Tras el show todos manifestaron vivamente su emoción y su deslumbramiento por el guitarrista. Yo quedé un poco relegado, en la encendida conversación y en la estimación del sujeto. Había pasado de una modesta admiración, al principio, a un reconocimiento tardío; y, de allí, a un cansancio y un aburrimiento atroces. Años después, tras otro recital de otro solista (¿pianista, bajista, trompetista?) alguien dijo algo así: “El problema con estos tipos es que el solo se termina transformando en una especie de masturbación intelectual”. Aquella precisa definición alude a una sospecha común: los solistas proponen más una demostración que una obra. La técnica, es decir, su concepto de la técnica como habilidad, como artificio desprendido de la obra, se impone a la búsqueda de emoción. Algo así sucede con poetas que son técnicamente perfectos en sus sonetos, brillantes ejecutantes de formas y arquitecturas textuales, pero que, al leerlos, no nos generan sino un breve y seco gesto de admiración. En uno y otro caso pareciese haber una suerte de frialdad en la ejecución técnica.

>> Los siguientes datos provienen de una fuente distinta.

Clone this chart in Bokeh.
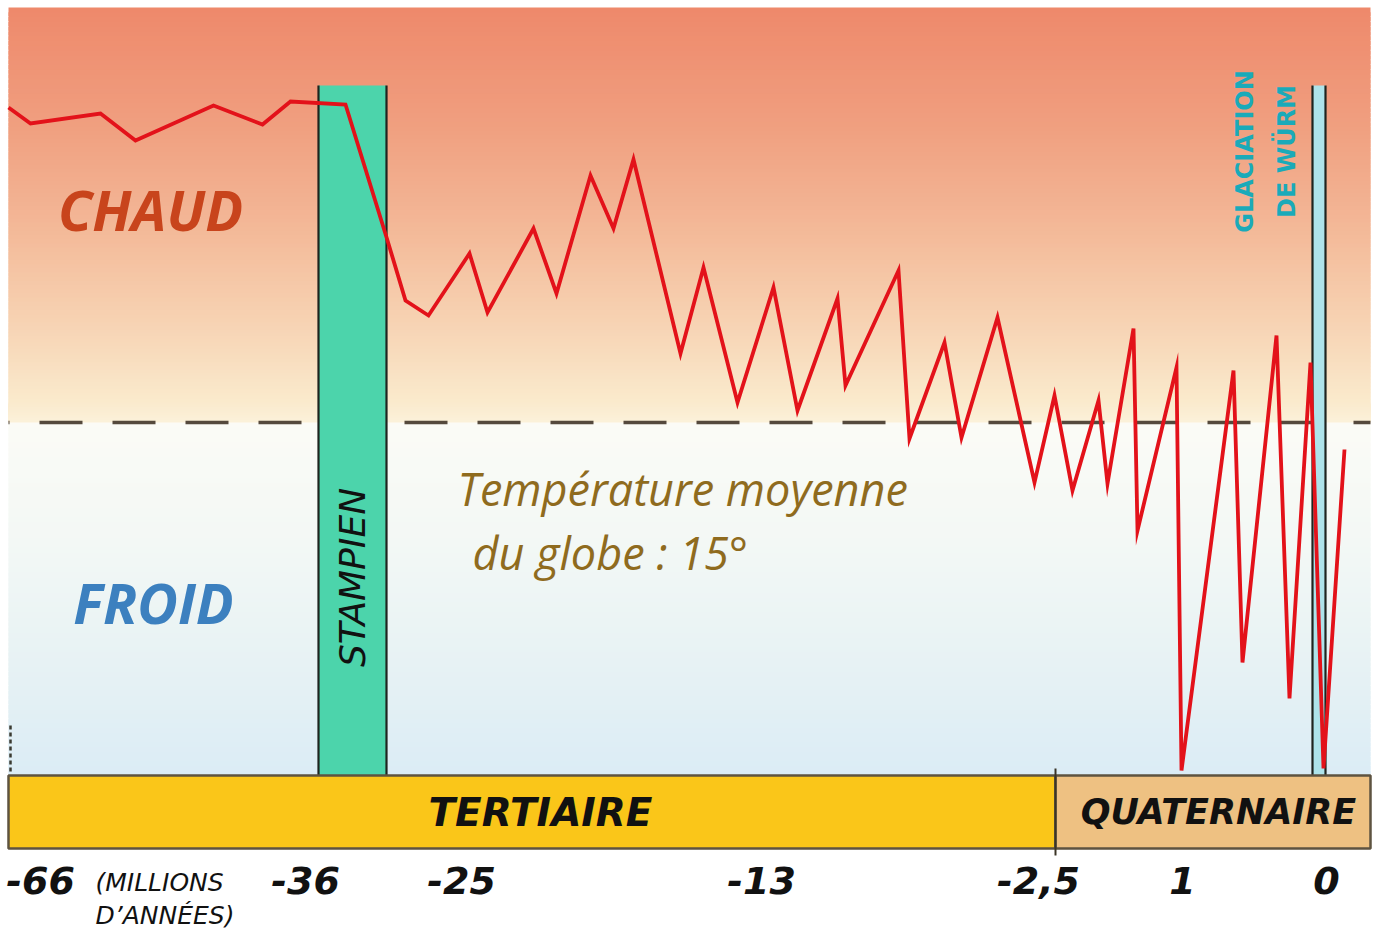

Sucede también que aquellas demostraciones de los solistas, en gran parte, sólo son reconocidas cabalmente por otros músicos, de modo que se establece una suerte de código cerrado y preciso, “hablado” por muy pocos. Un disco de Jaco Pastorius, por caso, es un diálogo que él quiere establecer, internándose en las posibilidades del bajo, con otros bajistas y/o músicos. Y que se antojará un tanto lento, hermético o inasible para otros. Pero ahora, acá, se plantea otra cosa ¿entonces el músico debe resignarse a un arte fácil y popular? Nos excede esta problemática, pero diremos que el solista debería someterse a un concepto colectivo que lo trasciende y que, entendido como tal, fatalmente lo hará mejor, aun resignando su propio protagonismo.

III

Podríamos extrapolar aquella anécdota a otras situaciones de la vida cotidiana que tienen similar naturaleza: el intelectual pedante que quiere meter un latinismo en cualquier conversación; el futbolista amateur o profesional que sólo quiere su próximo gol (o un “lujo”) sin importarle la suerte de su equipo; el hombre de negocios que sólo quiere contar el suceso de su última operación financiera. Esa necesidad de demostración, esa pegajosa ostentación, ese regodeo, ese exigido aplauso, esa dramaturgia de un actor único, esa búsqueda de la admiración del otro, ese yoísmo; y esos aplaudidores, esos alabadores, esos sujetos que gestual o verbalmente asienten estas performances, recuerdan aquel libro de Juan Filloy: “Yo, yo y yo”. La masturbación es una práctica común en hombres y mujeres desde el inicio de los tiempos. Más que vergonzante, podría calificársela de oculta y callada. Aquí, en estos poquitos casos, pareciera invertirse aquello: la persona se autogratifica ostensiblemente, a todas luces, como en la plaza pública, y pide a un círculo que lo observa: “mirame, mirame, mirame”.